As a semi-professional Halloweenie, I have to say I'm glad October is over. Sometimes I just get so saturated with all this ghost business. Endlessly researching ghost stories, forever looking at horror and paranormal websites to promote my book and tours, constantly dwelling on the paranormal -- it all becomes too much sometimes. As soon as October petered out and November swept in, I felt a decidedly fresh breath of air. So I can only imagine how tiresome it would be to have every damn day be Halloween in your house.
Poor Elaine Mercado, then. Grave's End is her story about a "true" haunting that occurred in her house from 1982 to 1995. Mercado felt a sensation of being watched as soon as she moved into the place. Her daughters also reported strange "suffocating" dreams and unexplained phenomena (water being thrown on them, hair clips being hurled at them, etc.) and saw eerie mists and flickering balls of glowing light bouncing around the ceiling. Mercado's then-husband remained tight-lipped about the whole thing, but after he moved out admitted to having had a few of those dreams himself.
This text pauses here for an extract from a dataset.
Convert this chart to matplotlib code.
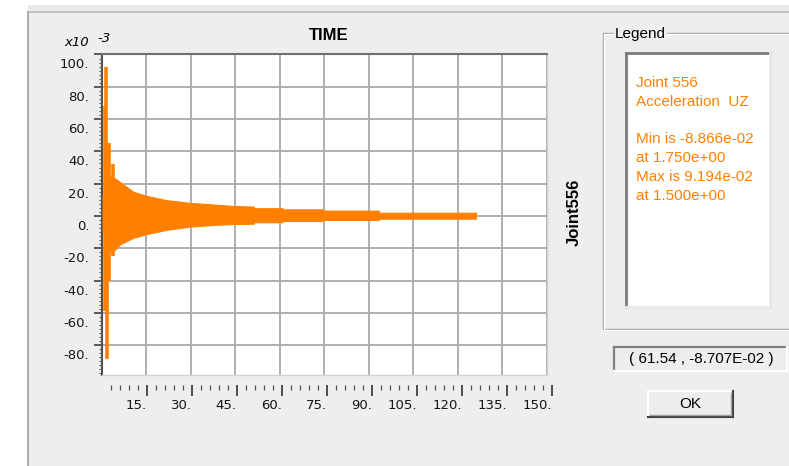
import numpy as np
import matplotlib
matplotlib.use("Agg")
import matplotlib.pyplot as plt
from matplotlib.patches import Rectangle
from matplotlib.ticker import FixedLocator, MultipleLocator, FuncFormatter
from matplotlib.transforms import ScaledTranslation

# Datos (aceleracion UZ, x10^-3)
env_t = [0.3, 0.9, 0.9, 1.3, 3.9, 6.2, 10.7, 15.2, 21.9, 29.8, 37.6, 44.4,
         51.3, 51.3, 61.0, 61.0, 74.5, 74.5, 93.5, 93.5, 126.2]
env_hi = [12.0, 12.0, 24.0, 24.5, 24.0, 21.0, 14.9, 12.4, 9.8, 8.1, 7.1, 6.2,
          5.8, 4.8, 4.8, 4.1, 4.1, 3.3, 3.3, 2.0, 2.0]
env_lo = [-9.0, -9.0, -20.0, -22.0, -22.0, -17.5, -13.5, -11.2, -8.6, -6.6, -5.6, -5.0,
          -4.8, -3.9, -3.9, -3.1, -3.1, -2.5, -2.5, -1.7, -1.7]

spike_t = [1.0, 1.0, 1.5, 1.75, 2.5, 2.6, 3.9, 3.9]
spike_v = [68.0, -59.0, 91.94, -88.66, 45.0, -40.0, 32.0, -25.0]

y_ticks = [-80, -60, -40, -20, 0, 20, 40, 60, 80, 100]
x_ticks = [15, 30, 45, 60, 75, 90, 105, 120, 135, 150]

legend_lines = ["Joint 556", "Acceleration  UZ", "", "Min is -8.866e-02",
                "at 1.750e+00", "Max is 9.194e-02", "at 1.500e+00"]
coord_text = "( 61.54 , -8.707E-02 )"

W, H = 789, 466
ORANGE = "#ff8000"
DLG = "#eeeeee"
FONT = "Liberation Sans"


def rect(l, t, r, b):
    return [l / W, 1 - b / H, (r - l) / W, (b - t) / H]


fig = plt.figure(figsize=(W / 100, H / 100), dpi=100)
fig.patch.set_facecolor("white")

# fondo del dialogo en pixeles
bg = fig.add_axes([0, 0, 1, 1], zorder=0)
bg.set_xlim(0, W)
bg.set_ylim(H, 0)
bg.axis("off")
bg.add_patch(Rectangle((28, 5), W, H, facecolor="#e9e9e9", edgecolor="none"))
bg.add_patch(Rectangle((28, 12), W, H, facecolor=DLG, edgecolor="none"))
bg.plot([28, W], [12, 12], color="#b8b8b8", lw=1.2)
bg.plot([28, 28], [12, H], color="#a0a0a0", lw=1.2)


def sunken(l, t, r, b, face, dark="#808080", light="#ffffff", lw=1.6):
    bg.add_patch(Rectangle((l, t), r - l, b - t, facecolor=face, edgecolor="none"))
    bg.plot([l, r], [t, t], color=dark, lw=lw)
    bg.plot([l, l], [t, b], color=dark, lw=lw)
    bg.plot([l, r], [b, b], color=light, lw=lw)
    bg.plot([r, r], [t, b], color=light, lw=lw)


# grupo "Legend" (linea grabada)
for off, col in [(0, "#a0a0a0"), (1, "#ffffff")]:
    bg.plot([W, 603 + off, 603 + off, W], [33 + off, 33 + off, 329 + off, 329 + off],
            color=col, lw=1)
bg.text(615, 34, "Legend", fontsize=11, family=FONT, ha="left", va="center",
        bbox=dict(facecolor=DLG, edgecolor="none", pad=1))

sunken(626, 53, 770, 307, "white", dark="#7a7a7a", light="#e8e8e8", lw=2)
for i, line in enumerate(legend_lines):
    bg.text(636, 83 + i * 18.8, line, fontsize=11, family=FONT, color=ORANGE,
            ha="left", va="center")

sunken(614, 347, 787, 371, DLG, dark="#808080", light="#ffffff", lw=1.6)
bg.text(701, 359, coord_text, fontsize=11, family=FONT, ha="center", va="center")

# boton OK
bg.add_patch(Rectangle((648, 391), 85, 26, facecolor=DLG, edgecolor="none"))
bg.plot([648, 733], [391, 391], color="white", lw=1.5)
bg.plot([648, 648], [391, 417], color="white", lw=1.5)
bg.plot([648, 733], [417, 417], color="#404040", lw=1.5)
bg.plot([733, 733], [391, 417], color="#404040", lw=1.5)
bg.plot([650, 731], [415, 415], color="#a0a0a0", lw=1)
bg.plot([731, 731], [393, 415], color="#a0a0a0", lw=1)
bg.text(690.5, 404, "OK", fontsize=11, family=FONT, ha="center", va="center")

bg.text(329, 35, "TIME", fontsize=12, family=FONT, weight="bold", ha="center", va="center")
bg.text(574, 212, "Joint556", fontsize=12, family=FONT, weight="bold", rotation=90,
        ha="center", va="center")
bg.text(64, 43, "x10", fontsize=9.5, style="italic", ha="left", va="center")
bg.text(97, 38, "-3", fontsize=9.5, style="italic", ha="left", va="center")

# grafico principal
ax = fig.add_axes(rect(101.7, 54, 546.5, 375), zorder=1)
ax.set_facecolor("white")
ax.fill_between(env_t, env_hi, env_lo, color=ORANGE, lw=0.8, edgecolor=ORANGE, zorder=3)
ax.vlines(spike_t, 0, spike_v, color=ORANGE, lw=2.6, zorder=3)
ax.set_xlim(0, 150)
ax.set_ylim(-98.5, 100.3)

ax.set_xticks(x_ticks)
ax.tick_params(axis="x", length=0, labelbottom=False)
ax.set_yticks(y_ticks)
ax.yaxis.set_minor_locator(MultipleLocator(2.5))
ax.yaxis.set_major_formatter(FuncFormatter(lambda v, p: f"{v:.0f}."))
ax.tick_params(axis="y", which="major", direction="out", length=5.8, width=1.2,
               color="#404040", labelsize=9.5, pad=3.2)
ax.tick_params(axis="y", which="minor", direction="out", length=2, width=0.8,
               color="#606060")
shift = ScaledTranslation(0, -9 / 100, fig.dpi_scale_trans)
for lab in ax.get_yticklabels():
    lab.set_transform(lab.get_transform() + shift)
    lab.set_color("#151515")

ax.grid(True, color="#a9a9a9", lw=1.3, zorder=1)
ax.set_axisbelow(True)
ax.spines["left"].set_color("#505050")
ax.spines["left"].set_linewidth(1.5)
ax.spines["top"].set_color("#707070")
ax.spines["top"].set_linewidth(1.5)
for s in ["right", "bottom"]:
    ax.spines[s].set_color("#d0d0d0")
    ax.spines[s].set_linewidth(1)

# regla del eje de tiempo
ruler = fig.add_axes(rect(101.7, 384, 552, 384.5), zorder=1)
ruler.set_facecolor("none")
for s in ruler.spines.values():
    s.set_visible(False)
ruler.set_xlim(0, 150)
ruler.set_yticks([])
ruler.xaxis.set_major_locator(FixedLocator(x_ticks))
ruler.xaxis.set_minor_locator(FixedLocator([v for v in range(3, 151, 3) if v % 15]))
ruler.xaxis.set_major_formatter(FuncFormatter(lambda v, p: f"{v:.0f}."))
ruler.tick_params(axis="x", which="major", direction="out", length=7.9, width=1.3,
                  color="#404040", labelsize=9.5, pad=2.2)
ruler.tick_params(axis="x", which="minor", direction="out", length=3.6, width=0.9,
                  color="#505050")
for lab in ruler.get_xticklabels():
    lab.set_horizontalalignment("right")
    lab.set_color("#151515")

fig.savefig("out.png", dpi=100, facecolor=fig.get_facecolor())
Mercado comes across as a kind and reasonable if not-very-bright person. I don't mean to imply she lacks intelligence. She's a nurse, so she is capable and not stupid. But she comes across, in the book, as astonishingly slow-witted or perhaps obstinate, I can't quite decide. Either she really cannot make the connections between these strange happenings and a capital-h Haunting, or she is incredibly stubborn. For years the house shows clear and definite signs of being Very Haunted Indeed and she refuses not only to believe but even to understand what's happening to her. She takes a course on parapsychology at Kingsborough Community College and, because she cannot find anything in her textbook that exactly matches what is happening in her home, comes to the bizarre conclusion that she is not experiencing anything truly paranormal:
"I was glad to have read about other people in similar circumstances but in each story I found so much that was not related to what we were experiencing. We had such a "mix" of things in the house, such a jumble of seemingly disconnected phenomena. My studies in the paranormal left me with the feeling that there might be no way to resolve the problem plaguing my house."
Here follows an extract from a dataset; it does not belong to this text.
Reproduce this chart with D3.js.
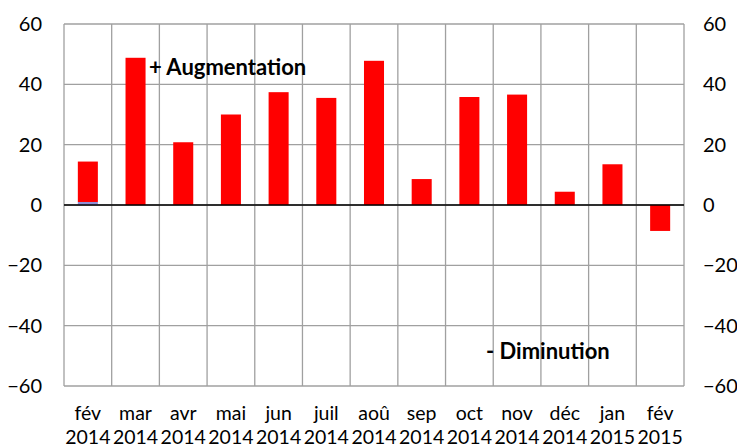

Her strange incapacity for any kind of lateral thinking at all makes for a decidedly frustrating reading experience. It's really shocking it took her thirteen years to figure this shit out. It's also really shocking the way they discover things, like crawl spaces and "dirt rooms" in the cellar that they didn't even know existed. I'm like, "How did you not check out these things before you bought the house?!" They hadn't even looked in the basement when they bought the place! They hadn't even seen the furnace! Granted, there was an old couple living in the basement when they went to look at the place who were quite hostile and essentially blocked them from looking at these things, but still! They hadn't seen the furnace!
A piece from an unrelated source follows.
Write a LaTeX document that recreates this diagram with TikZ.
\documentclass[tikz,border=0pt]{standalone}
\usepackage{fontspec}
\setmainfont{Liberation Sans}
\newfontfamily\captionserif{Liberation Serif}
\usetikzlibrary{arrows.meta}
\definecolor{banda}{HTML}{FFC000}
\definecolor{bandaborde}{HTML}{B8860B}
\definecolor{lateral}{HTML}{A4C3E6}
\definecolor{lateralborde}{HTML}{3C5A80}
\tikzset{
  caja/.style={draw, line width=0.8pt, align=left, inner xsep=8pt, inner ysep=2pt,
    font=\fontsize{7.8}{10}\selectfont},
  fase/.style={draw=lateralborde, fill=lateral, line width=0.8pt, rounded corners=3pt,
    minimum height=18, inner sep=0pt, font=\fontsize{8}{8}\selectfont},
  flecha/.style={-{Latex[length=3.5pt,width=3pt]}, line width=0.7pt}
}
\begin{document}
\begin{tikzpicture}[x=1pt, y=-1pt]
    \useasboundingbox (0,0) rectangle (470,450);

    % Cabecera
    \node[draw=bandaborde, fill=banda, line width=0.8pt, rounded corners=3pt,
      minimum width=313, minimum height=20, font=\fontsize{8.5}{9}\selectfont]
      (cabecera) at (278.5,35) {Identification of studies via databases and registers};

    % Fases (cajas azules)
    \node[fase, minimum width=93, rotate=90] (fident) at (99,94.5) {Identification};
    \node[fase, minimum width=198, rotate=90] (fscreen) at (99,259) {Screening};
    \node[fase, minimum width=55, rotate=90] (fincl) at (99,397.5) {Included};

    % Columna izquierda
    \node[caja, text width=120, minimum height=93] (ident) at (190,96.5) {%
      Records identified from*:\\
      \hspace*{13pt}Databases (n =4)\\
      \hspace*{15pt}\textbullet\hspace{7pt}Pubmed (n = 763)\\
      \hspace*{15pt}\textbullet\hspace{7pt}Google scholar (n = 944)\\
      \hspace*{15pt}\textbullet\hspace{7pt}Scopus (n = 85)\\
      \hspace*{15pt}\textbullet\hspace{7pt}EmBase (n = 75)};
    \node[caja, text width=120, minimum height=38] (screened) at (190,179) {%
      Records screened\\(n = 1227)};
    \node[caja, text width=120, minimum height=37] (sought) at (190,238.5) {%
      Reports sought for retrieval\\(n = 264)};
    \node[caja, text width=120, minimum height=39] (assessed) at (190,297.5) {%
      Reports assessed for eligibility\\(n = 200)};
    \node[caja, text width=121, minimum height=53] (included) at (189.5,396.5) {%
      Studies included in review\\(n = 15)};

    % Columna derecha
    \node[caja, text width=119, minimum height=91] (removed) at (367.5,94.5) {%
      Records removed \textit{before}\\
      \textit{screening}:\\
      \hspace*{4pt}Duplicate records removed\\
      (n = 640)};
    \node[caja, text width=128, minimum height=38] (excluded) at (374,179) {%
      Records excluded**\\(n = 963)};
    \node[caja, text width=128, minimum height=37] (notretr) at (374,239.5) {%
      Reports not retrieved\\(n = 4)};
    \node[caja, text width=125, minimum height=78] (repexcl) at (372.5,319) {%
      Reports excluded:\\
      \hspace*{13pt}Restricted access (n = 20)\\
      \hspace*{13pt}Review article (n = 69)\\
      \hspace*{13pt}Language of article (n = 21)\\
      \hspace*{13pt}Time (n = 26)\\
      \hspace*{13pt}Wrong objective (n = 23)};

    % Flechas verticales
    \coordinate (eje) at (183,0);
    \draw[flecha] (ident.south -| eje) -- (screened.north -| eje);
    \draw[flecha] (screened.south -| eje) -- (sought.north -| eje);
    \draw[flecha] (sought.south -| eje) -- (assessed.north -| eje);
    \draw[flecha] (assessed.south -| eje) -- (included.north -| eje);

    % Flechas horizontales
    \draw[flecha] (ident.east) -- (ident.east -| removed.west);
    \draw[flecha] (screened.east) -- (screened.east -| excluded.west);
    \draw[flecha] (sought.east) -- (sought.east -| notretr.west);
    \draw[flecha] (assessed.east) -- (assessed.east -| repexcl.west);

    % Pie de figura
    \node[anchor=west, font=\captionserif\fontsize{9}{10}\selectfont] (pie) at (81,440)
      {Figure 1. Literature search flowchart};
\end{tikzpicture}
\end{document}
The other issue I have with the book is that she's no storyteller. I don't mind her straightforward, plain-spoken prose (even if I suspect she doesn't know the difference between tortuous and torturous). She's a layperson, not a professional writer. And indeed, her plain-speaking and, yes, skepticism, do add to the overall sense of horror in the book. But her pacing is completely off; the book is front-loaded with extraneous detail and then quite rushed at the end. Thirteen years of build-up is summarily undercut by a single chapter that takes place over the course of a single nine-hour period in which Hans Holzer and a fellow medium "cleanse" the house. After all that, the ghosts are banished in an afternoon.
I suppose this would be my major beef with the book. Well, that, and the fact that she fails to really get into any of the history of the neighborhood. I was looking forward to some investigative facts that would lend new insight into Gravesend. She does talk about some 19th century Dutch "settlers" who were trapped in a mine but fails to expand on any factual/historical details (also I'm not sure you'd use the term "settlers" for people living in Brooklyn in the 19th century). Also, I wish she hadn't dropped certain storylines, such as the embittered elderly couple who had to leave the house when she and her husband bought it. I was sure they'd come back.
Since it's generally a pretty breezy read, though, I have to forgive it many of its faults. Also, it's a great little slice of NYC history, in its own way. Most importantly, the book does deliver the chills. One scene in particular stays with me. Elaine and her daughters give a house party (for Halloween, no less) and one of her co-workers who is sensitive to all things psychic is basically stopped in her proverbial tracks as soon as she enters the house. "There's a tiny woman in a wedding dress under your stairs," she says. "She's crying." The week before, Elaine had found an old, yellowed size-four wedding dress in the crawl space beneath the stairs. For some reason, that image really got me.
And hell, something -- a plastic bag, I think -- rustled in my closet just now and I fucking froze in my seat. So that's hubris for ya: just when you think you're so clever, it happens to you. And then everything's different, isn't it? Suddenly you're no so smart anymore. I think that's the real lesson I'm going to take away from Grave's End. Be humble, and check your crawl space.